A key point is that whereas GM involves the introduction of genes from other species into plants and animals, CRISPR is a way of editing what is already there for maximum benefit.
Neal Stewart, a professor of plant sciences at the University of Tennessee says CRISPR can be viewed as “more of a breeding tool than traditional genetic engineering, especially when no foreign DNA remains in the host plant genome”.
“Hopefully we learned a few things from the genetic engineering PR debacle,” and CRISPR could prove a “terrific tool for sustainable agriculture,” Stewart says.
Unforeseen consequences
Nevertheless, there will be difficulties and detours for CRISPR on the road ahead. There is, inevitably, a grey area between CRISPR and GM. To ensure acceptance, “there needs to be transparency in development of the products as well as the risks and benefits in deploying new CRISPR-edited varieties,” Stewart says.
And given that GM can be a red flag issue for many activists, companies developing CRISPR will inevitably be subject to close NGO scrutiny and be possible targets of campaigning, and should plan accordingly.
There is also the question of what CRISPR crops will be used for and who will benefit. CRISPR could be used to increase the amount of meat on Brazilian beef cattle. But then is this improvement the right approach when the best sustainability option might be to reduce global beef consumption?
There are also worries that if CRISPR is used to produce herbicide-resistant strains of crops, the result will be more crop spraying, not less.
CRISPR could also threaten natural biodiversity. If crops are CRISPRed so that, for example, they are no longer attractive to certain insects, the population of those insects could decline, with unforeseen consequences elsewhere in the ecosystem.
US approval
So far, the debate about the implications of CRISPR has been limited, and the rules of the game have yet to be developed. US authorities
decided in April that a gene-edited mushroom did not need to go through a regulatory approval process, because it contains no foreign DNA and is not considered a GMO. Such decisions could greatly speed up the proliferation of CRISPR crops.

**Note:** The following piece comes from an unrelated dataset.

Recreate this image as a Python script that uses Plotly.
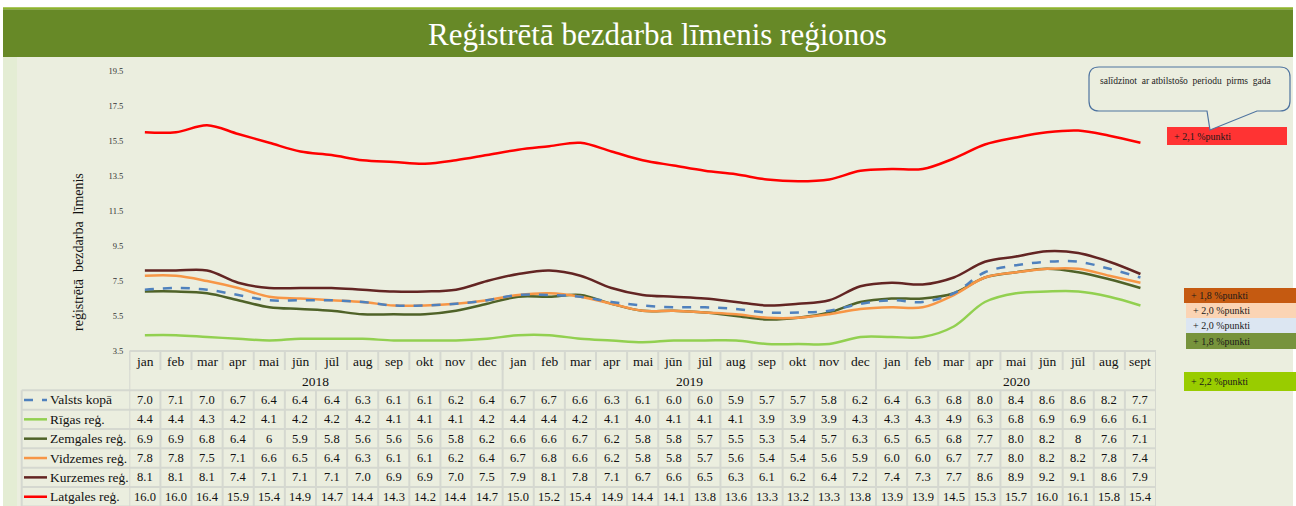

Europe is typically more cautious in these areas, but the European commission says it has not yet made up its mind. “Some reflection on the breeding techniques is ongoing”, but “the outcome and the timeline cannot be pre-empted,” according to commission spokesman Enrico Brivio.
Hopes might be high for CRISPR, but it looks like the next five years will show whether the technology will really prove to be a viable step forward for sustainable agriculture that its champions think it might be.